Milind Lakkad, TCS' chief human resources officer, cited a "reset of domestic arrangements" as the key factor behind this trend

Photo Credit : shutterstock


Tata Consultancy Services (TCS) revealed in its annual report that the number of women employees leaving the organisation exceeded that of men in the previous financial year, primarily attributed to the company's return-to-office policy.

Milind Lakkad, TCS' chief human resources officer, cited a "reset of domestic arrangements" as the key factor behind this trend.

In an effort to foster a vibrant company culture and enhance collaboration among employees, TCS had implemented a policy requiring employees to return to the office following the normalisation of operations after the COVID-19 pandemic. Lakkad noted that while the exact reasons for the higher attrition among women may vary, he intuitively believed that the shift back to office work disrupted the domestic arrangements for some women, preventing their return to the office even after the pandemic subsided.

Traditionally, the attrition rate for women at TCS has been comparable to or lower than that of men. However, the company reported an overall attrition rate of 20.1 percent for the last 12 months, with a higher proportion of women leaving the organisation during this period.

In terms of recruitment, TCS emphassed its commitment to gender diversity. In FY23, women constituted 38.1 percent of the net hires in external hiring. Furthermore, although women comprised only 14 percent of the applicant pool for leadership positions filled with internal candidates, they accounted for 23 percent of the selected candidates, indicating efforts to bridge the gender gap in senior roles.
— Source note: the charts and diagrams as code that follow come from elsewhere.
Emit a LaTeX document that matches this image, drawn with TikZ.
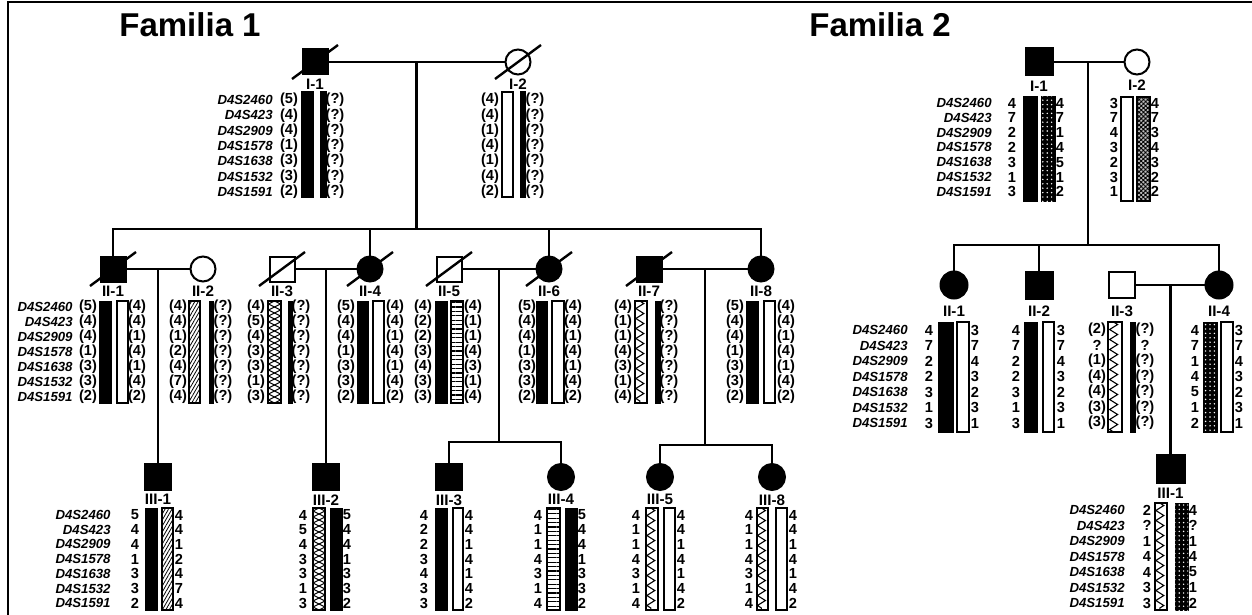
\documentclass[tikz,border=0pt]{standalone}
\usepackage{fontspec}
\setmainfont{Liberation Sans}
\usetikzlibrary{
  positioning,
  calc,
  patterns.meta,
  decorations.pathmorphing
}
\tikzset{
  pedsym/.style={draw=black,line width=1pt,inner sep=0pt,minimum size=12.5pt},
  affmale/.style={pedsym,rectangle,fill=black},
  unmale/.style={pedsym,rectangle,fill=white},
  afffemale/.style={pedsym,circle,fill=black},
  unfemale/.style={pedsym,circle,fill=white},
  pedline/.style={line width=1.1pt},
  deadline/.style={line width=1.2pt},
  framerule/.style={line width=1pt},
  famtitle/.style={font=\fontsize{16.5}{16.5}\selectfont\bfseries,inner sep=0pt},
  pedlabel/.style={font=\fontsize{7.6}{7.6}\selectfont\bfseries,inner sep=0pt},
  markerlabel/.style={font=\fontsize{6.6}{6.6}\selectfont\bfseries\itshape,anchor=east,inner sep=0pt},
  allele/.style={font=\fontsize{7.3}{7.3}\selectfont\bfseries,inner sep=0pt},
  solidbar/.style={draw=black,fill=black,line width=.5pt},
  openbar/.style={draw=black,fill=white,line width=.7pt},
  hatchbar/.style={draw=black,line width=.6pt,
    pattern={Lines[angle=60,distance=1.5pt,line width=.4pt]}},
  stripebar/.style={draw=black,line width=.6pt,
    pattern={Lines[angle=0,distance=2.2pt,line width=.6pt]}},
  dotbar/.style={draw=black,fill=black,line width=.5pt,
    postaction={pattern={Dots[radius=.4pt,distance=2.2pt]},pattern color=white}},
  gridbar/.style={draw=black,fill=black!25,line width=.6pt,
    postaction={pattern={Hatch[angle=45,distance=1.5pt,line width=.45pt]}}},
  zigbar/.style={draw=black,fill=white,line width=.6pt,path picture={
    \draw[line width=.55pt,decorate,decoration={zigzag,segment length=5pt,amplitude=2pt}]
      ($(path picture bounding box.north west)!.4!(path picture bounding box.north east)$) --
      ($(path picture bounding box.south west)!.4!(path picture bounding box.south east)$);}},
  crossbar/.style={draw=black,fill=white,line width=.6pt,path picture={
    \foreach \mr in {false,true}
      \draw[line width=.55pt,decorate,decoration={zigzag,segment length=6pt,amplitude=3pt,mirror=\mr}]
        (path picture bounding box.north) -- (path picture bounding box.south);}},
}
% marker names, one column per haplotype block
\newcommand{\markerset}[4]{%
  \foreach \m [count=\i from 0] in {D4S2460,D4S423,D4S2909,D4S1578,D4S1638,D4S1532,D4S1591}
    \node[markerlabel] (#1m\i) at (#2,#3+\i*#4) {\m};}
% allele column
\newcommand{\alleles}[5]{%
  \foreach \v [count=\i from 0] in {#5}
    \node[allele] (#1\i) at (#2,#3+\i*#4) {\v};}
% one chromosome bar
\newcommand{\chromo}[5]{\draw[#1] (#2,#3) rectangle ++(#4,#5);}

\begin{document}
\begin{tikzpicture}[x=0.5pt,y=-0.5pt]
  \useasboundingbox (0,0) rectangle (1252,615);
  % Frame and titles
  \draw[framerule] (8,615) -- (8,2) -- (1252,2);
  \node[famtitle] (title1) at (190,25) {Familia 1};
  \node[famtitle] (title2) at (880,25) {Familia 2};

  % Familia 1, generation I
  \node[affmale] (f1I1) at (315,62) {};
  \node[unfemale] (f1I2) at (518,62) {};
  \node[pedlabel,below=1.5pt of f1I1] (f1I1lab) {I-1};
  \node[pedlabel,below=1.5pt of f1I2] (f1I2lab) {I-2};
  \draw[pedline] (f1I1) -- (f1I2);
  \coordinate (f1c1) at ($(f1I1)!.5!(f1I2)$);
  \coordinate (f1sib) at (0,229);
  \markerset{f1I1}{273}{100}{15.3}
  \alleles{f1I1a}{289}{100}{15.3}{(5),(4),(4),(1),(3),(3),(2)}
  \chromo{solidbar}{301}{92}{12}{105}
  \chromo{solidbar}{320}{92}{6}{105}
  \alleles{f1I1b}{335}{100}{15.3}{(?),(?),(?),(?),(?),(?),(?)}
  \alleles{f1I2a}{490}{100}{15.3}{(4),(4),(1),(4),(1),(4),(2)}
  \chromo{openbar}{502}{92}{11}{105}
  \chromo{solidbar}{520}{92}{5}{105}
  \alleles{f1I2b}{535}{100}{15.3}{(?),(?),(?),(?),(?),(?),(?)}

  % Familia 1, generation II
  \node[affmale] (f1II1) at (113,269) {};
  \node[unfemale] (f1II2) at (203,269) {};
  \node[unmale] (f1II3) at (282,269) {};
  \node[afffemale] (f1II4) at (370,269) {};
  \node[unmale] (f1II5) at (449,269) {};
  \node[afffemale] (f1II6) at (549,269) {};
  \node[affmale] (f1II7) at (649,269) {};
  \node[afffemale] (f1II8) at (761,269) {};
  \foreach \p/\t in {1/II-1,2/II-2,3/II-3,4/II-4,5/II-5,6/II-6,7/II-7,8/II-8}
    \node[pedlabel,below=1.5pt of f1II\p] (f1II\p lab) {\t};
  \draw[pedline] (f1c1) -- (f1c1 |- f1sib);
  \draw[pedline] (f1II1.north) |- (f1II8 |- f1sib) -- (f1II8.north);
  \draw[pedline] (f1II4.north) -- (f1II4 |- f1sib);
  \draw[pedline] (f1II6.north) -- (f1II6 |- f1sib);
  \draw[pedline] (f1II1) -- (f1II2);
  \draw[pedline] (f1II3) -- (f1II4);
  \draw[pedline] (f1II5) -- (f1II6);
  \draw[pedline] (f1II7) -- (f1II8);
  \coordinate (f1c2) at ($(f1II1)!.5!(f1II2)$);
  \coordinate (f1c3) at ($(f1II3)!.5!(f1II4)$);
  \coordinate (f1c4) at ($(f1II5)!.5!(f1II6)$);
  \coordinate (f1c5) at ($(f1II7)!.5!(f1II8)$);

  \markerset{f1II1}{73}{307}{15}
  \alleles{f1II1a}{88}{307}{15}{(5),(4),(4),(1),(3),(3),(2)}
  \chromo{solidbar}{99}{301}{12}{102}
  \chromo{openbar}{117}{301}{11}{102}
  \alleles{f1II1b}{137}{307}{15}{(4),(4),(1),(4),(1),(4),(2)}

  \alleles{f1II2a}{178}{307}{15}{(4),(4),(1),(2),(4),(7),(4)}
  \chromo{hatchbar}{189}{301}{11}{102}
  \chromo{solidbar}{209}{301}{4}{102}
  \alleles{f1II2b}{223}{307}{15}{(?),(?),(?),(?),(?),(?),(?)}

  \alleles{f1II3a}{256}{307}{15}{(4),(5),(4),(3),(3),(1),(3)}
  \chromo{crossbar}{268}{301}{13}{102}
  \chromo{solidbar}{288}{301}{4}{102}
  \alleles{f1II3b}{301}{307}{15}{(?),(?),(?),(?),(?),(?),(?)}

  \alleles{f1II4a}{346}{307}{15}{(5),(4),(4),(1),(3),(3),(2)}
  \chromo{solidbar}{357}{301}{11}{102}
  \chromo{openbar}{373}{301}{11}{102}
  \alleles{f1II4b}{395}{307}{15}{(4),(4),(1),(4),(1),(4),(2)}

  \alleles{f1II5a}{423}{307}{15}{(4),(2),(2),(3),(4),(3),(3)}
  \chromo{solidbar}{435}{301}{12}{102}
  \chromo{stripebar}{451}{301}{12}{102}
  \alleles{f1II5b}{473}{307}{15}{(4),(1),(1),(4),(3),(1),(4)}

  \alleles{f1II6a}{527}{307}{15}{(5),(4),(4),(1),(3),(3),(2)}
  \chromo{solidbar}{536}{301}{11}{102}
  \chromo{openbar}{552}{301}{12}{102}
  \alleles{f1II6b}{573}{307}{15}{(4),(4),(1),(4),(1),(4),(2)}

  \alleles{f1II7a}{623}{307}{15}{(4),(1),(1),(4),(3),(1),(4)}
  \chromo{zigbar}{635}{301}{12}{102}
  \chromo{solidbar}{655}{301}{5}{102}
  \alleles{f1II7b}{669}{307}{15}{(?),(?),(?),(?),(?),(?),(?)}

  \alleles{f1II8a}{735}{307}{15}{(5),(4),(4),(1),(3),(3),(2)}
  \chromo{solidbar}{746}{301}{12}{102}
  \chromo{openbar}{764}{301}{11}{102}
  \alleles{f1II8b}{786}{307}{15}{(4),(4),(1),(4),(1),(4),(2)}

  % Familia 1, generation III
  \node[affmale,minimum size=13pt] (f1III1) at (f1c2 |- 0,477) {};
  \node[affmale,minimum size=13pt] (f1III2) at (f1c3 |- 0,477) {};
  \node[affmale,minimum size=13pt] (f1III3) at (449,477) {};
  \node[afffemale,minimum size=13pt] (f1III4) at (561,477) {};
  \node[afffemale,minimum size=13pt] (f1III5) at (660,477) {};
  \node[afffemale,minimum size=13pt] (f1III6) at (772,477) {};
  \foreach \p/\t in {1/III-1,2/III-2,3/III-3,4/III-4,5/III-5,6/III-8}
    \node[pedlabel,below=1.5pt of f1III\p] (f1III\p lab) {\t};
  \coordinate (f1sib3) at (0,442);
  \coordinate (f1sib4) at (0,445);
  \draw[pedline] (f1c2) -- (f1III1.north);
  \draw[pedline] (f1c3) -- (f1III2.north);
  \draw[pedline] (f1c4) -- (f1c4 |- f1sib3);
  \draw[pedline] (f1III3.north) |- (f1III4 |- f1sib3) -- (f1III4.north);
  \draw[pedline] (f1c5) -- (f1c5 |- f1sib4);
  \draw[pedline] (f1III5.north) |- (f1III6 |- f1sib4) -- (f1III6.north);

  \markerset{f1III1}{111}{515}{14.7}
  \alleles{f1III1a}{135}{515}{14.7}{5,4,4,1,3,3,2}
  \chromo{solidbar}{145}{508}{12}{102}
  \chromo{hatchbar}{162}{508}{11}{102}
  \alleles{f1III1b}{179}{515}{14.7}{4,4,1,2,4,7,4}

  \alleles{f1III2a}{303}{515}{14.7}{4,5,4,3,3,1,3}
  \chromo{crossbar}{313}{508}{12}{102}
  \chromo{solidbar}{330}{508}{12}{102}
  \alleles{f1III2b}{347}{515}{14.7}{5,4,4,1,3,3,2}

  \alleles{f1III3a}{424}{515}{14.7}{4,2,2,3,4,3,3}
  \chromo{solidbar}{435}{508}{12}{102}
  \chromo{openbar}{453}{508}{10}{102}
  \alleles{f1III3b}{469}{515}{14.7}{4,4,1,4,1,4,2}

  \alleles{f1III4a}{538}{515}{14.7}{4,1,1,4,3,1,4}
  \chromo{stripebar}{547}{508}{13}{102}
  \chromo{solidbar}{565}{508}{12}{102}
  \alleles{f1III4b}{582}{515}{14.7}{5,4,4,1,3,3,2}

  \alleles{f1III5a}{636}{515}{14.7}{4,1,1,4,3,1,4}
  \chromo{zigbar}{646}{508}{12}{102}
  \chromo{openbar}{664}{508}{11}{102}
  \alleles{f1III5b}{681}{515}{14.7}{4,4,1,4,1,4,2}

  \alleles{f1III6a}{749}{515}{14.7}{4,1,1,4,3,1,4}
  \chromo{zigbar}{757}{508}{11}{102}
  \chromo{openbar}{776}{508}{11}{102}
  \alleles{f1III6b}{793}{515}{14.7}{4,4,1,4,1,4,2}

  % deceased marks, Familia 1
  \foreach \p in {f1I1,f1I2,f1II1,f1II3,f1II4,f1II5,f1II6,f1II7}
    \draw[deadline] ($(\p)+(-23,17)$) -- ($(\p)+(23,-17)$);

  % Familia 2, generation I
  \node[affmale,minimum size=13.5pt] (f2I1) at (1039,62) {};
  \node[unfemale] (f2I2) at (1137,62) {};
  \node[pedlabel,below=2pt of f2I1] (f2I1lab) {I-1};
  \node[pedlabel,below=2pt of f2I2] (f2I2lab) {I-2};
  \draw[pedline] (f2I1) -- (f2I2);
  \coordinate (f2c1) at ($(f2I1)!.5!(f2I2)$);
  \coordinate (f2sib) at (0,245);
  \markerset{f2I1}{992}{103}{14.8}
  \alleles{f2I1a}{1012}{103}{14.8}{4,7,2,2,3,1,3}
  \chromo{solidbar}{1023}{97}{14}{104}
  \chromo{dotbar}{1041}{97}{14}{104}
  \alleles{f2I1b}{1060}{103}{14.8}{4,7,1,4,5,1,2}
  \alleles{f2I2a}{1114}{103}{14.8}{3,7,4,3,2,3,1}
  \chromo{openbar}{1121}{97}{12}{104}
  \chromo{gridbar}{1137}{97}{13}{104}
  \alleles{f2I2b}{1155}{103}{14.8}{4,7,3,4,3,2,2}

  % Familia 2, generation II
  \node[afffemale,minimum size=13.5pt] (f2II1) at (954,285) {};
  \node[affmale,minimum size=13.5pt] (f2II2) at (1039,285) {};
  \node[unmale,minimum size=13pt] (f2II3) at (1122,285) {};
  \node[afffemale,minimum size=13.5pt] (f2II4) at (1219,285) {};
  \foreach \p/\t in {1/II-1,2/II-2,3/II-3,4/II-4}
    \node[pedlabel,below=3pt of f2II\p] (f2II\p lab) {\t};
  \draw[pedline] (f2c1) -- (f2c1 |- f2sib);
  \draw[pedline] (f2II1.north) |- (f2II4 |- f2sib) -- (f2II4.north);
  \draw[pedline] (f2II2.north) -- (f2II2 |- f2sib);
  \draw[pedline] (f2II3) -- (f2II4);
  \coordinate (f2c2) at ($(f2II3)!.5!(f2II4)$);

  \markerset{f2II1}{908}{330}{15.5}
  \alleles{f2II1a}{929}{330}{15.5}{4,7,2,2,3,1,3}
  \chromo{solidbar}{938}{322}{15}{110}
  \chromo{openbar}{957}{322}{12}{110}
  \alleles{f2II1b}{975}{330}{15.5}{3,7,4,3,2,3,1}

  \alleles{f2II2a}{1016}{330}{15.5}{4,7,2,2,3,1,3}
  \chromo{solidbar}{1024}{322}{13}{110}
  \chromo{openbar}{1043}{322}{11}{110}
  \alleles{f2II2b}{1061}{330}{15.5}{3,7,4,3,2,3,1}

  \alleles{f2II3a}{1097}{330}{15.5}{(2),?,(1),(4),(4),(3),(3)}
  \chromo{zigbar}{1108}{322}{14}{110}
  \chromo{solidbar}{1130}{322}{5}{110}
  \alleles{f2II3b}{1145}{330}{15.5}{(?),?,(?),(?),(?),(?),(?)}

  \alleles{f2II4a}{1195}{330}{15.5}{4,7,1,4,5,1,2}
  \chromo{dotbar}{1203}{322}{14}{110}
  \chromo{openbar}{1221}{322}{12}{110}
  \alleles{f2II4b}{1239}{330}{15.5}{3,7,4,3,2,3,1}

  % Familia 2, generation III
  \node[affmale,minimum size=14pt] (f2III1) at (f2c2 |- 0,469) {};
  \node[pedlabel,below=2pt of f2III1] (f2III1lab) {III-1};
  \draw[pedline] (f2c2) -- (f2III1.north);
  \markerset{f2III1}{1125}{510}{15.5}
  \alleles{f2III1a}{1147}{510}{15.5}{2,?,1,4,4,3,3}
  \chromo{zigbar}{1155}{503}{12}{107}
  \chromo{dotbar}{1175}{503}{13}{107}
  \alleles{f2III1b}{1193}{510}{15.5}{4,?,1,4,5,1,2}
\end{tikzpicture}
\end{document}
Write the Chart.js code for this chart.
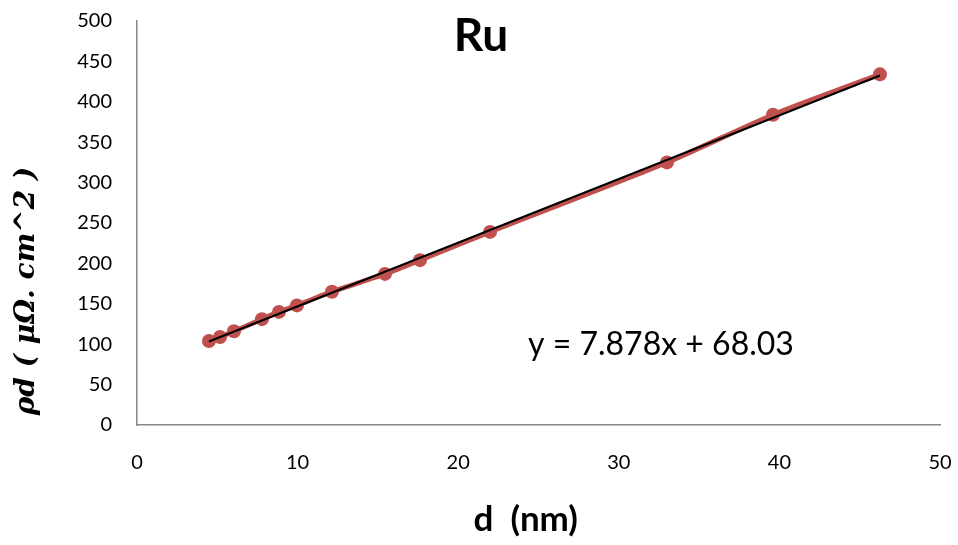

The pandemic's impact on female workers, particularly due to challenges associated with childcare and caregiving responsibilities, has been acknowledged as a contributing factor to their reduced workforce participation. With companies gradually transitioning back to office work, many women have opted to step out of the workforce altogether.

Lakkad highlighted some of the downsides of the work-from-home culture, pointing out that tenured employees could adapt to virtual work by leveraging their accumulated social capital, whereas junior employees faced difficulties in building essential workplace relationships, collaboration, mentorship and team-building.

The data revealed that over half of TCS' current workforce was hired after March 2020 when the pandemic struck. The company added 22,600 employees in FY23, bringing the total headcount to 614,795.

Over the past two years, TCS, along with other IT companies such as Infosys and Wipro, faced increased attrition rates, necessitating lateral hiring and leading to internal pay disparities. However, TCS expressed its commitment to addressing these issues over time through performance-linked wage increases, promotions, and voluntary attrition. The company also emphasised its strategy of recruiting over 1,50,000 campus graduates in the last two fiscal years to avoid a disruptive hiring frenzy.